Experience favors Seckinger, Sam Cooper, Jordan Leggett and Jay Jay McCullough, giving tight ends coach Danny Pearman the same quartet he worked with last season, a far cry from the turnover at quarterback, running back and wide receiver.

"We sat down as a group, me, Sam, Jordan and Jay Jay, and we were like, we've all played in games. We've all been out there in the hot fire," Seckinger said. "Listen, all these other positions got new guys who have never played before. We can be that foundation as leaders and people who know the offense."

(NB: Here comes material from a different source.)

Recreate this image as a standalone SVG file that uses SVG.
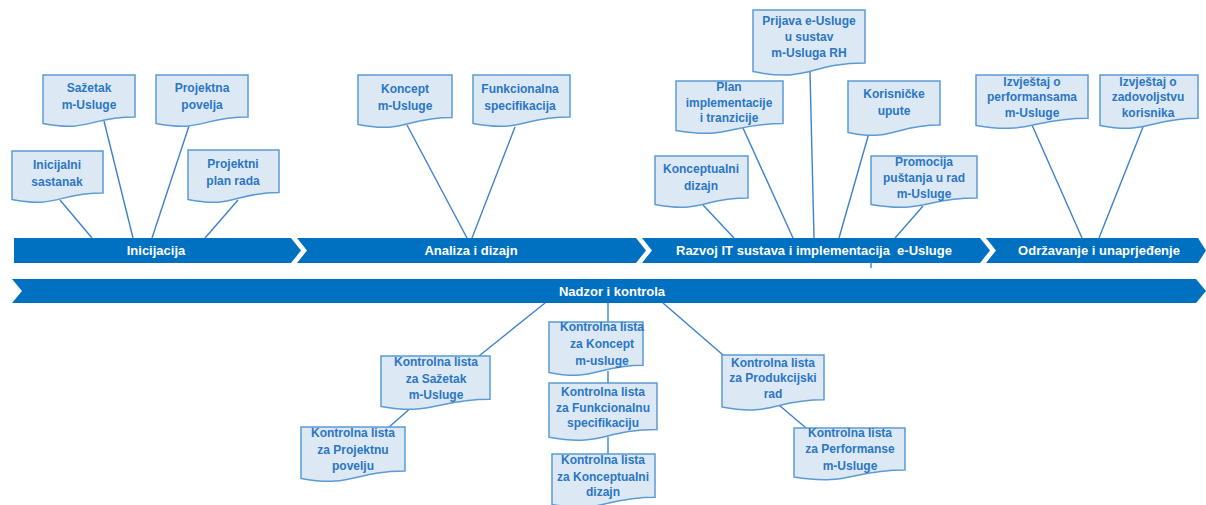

With a new quarterback to break in, tight end could serve as a security blanket, whether one candidate seizes the job or it's filled by committee. Previously under Morris, tight end production was in decent hands with Dwayne Allen (49 receptions, 592 yards in 2011) and Brandon Ford (40 receptions, 480 yards in 2012), hence his disappointment.

"You hope that group really comes on this year," Morris said. "To me, last year I thought their performance level was way off of where it needed to be."

Cooper is less than a year removed from tearing his ACL in last year's spring game, Leggett battled focus issues and a knee injury suffered in fall camp, and McCullough has been taking reps at running back. Cooper's best moment was a key touchdown catch vs. North Carolina State; Leggett's was a 43-yard gain in the Orange Bowl.

Any of those players could move on up, but the converted wide receiver Seckinger remains the top pass-catching option in uniform.

"For me, moving from wide receiver to tight end, my strong suit was route-running, catching the ball," Seckinger said. "So I definitely feel like a tight end, but that's something I don't want to lose."

When the thick of spring practices seems mundane, Morris urges his players to try to improve one percent that day. Seckinger's taken that advice to heart.

"I set goals for myself, and once I achieve those goals, I set another goal even higher," Seckinger said. "You can't ever be content with what you've done. When you get in there, get your opportunity, make a play."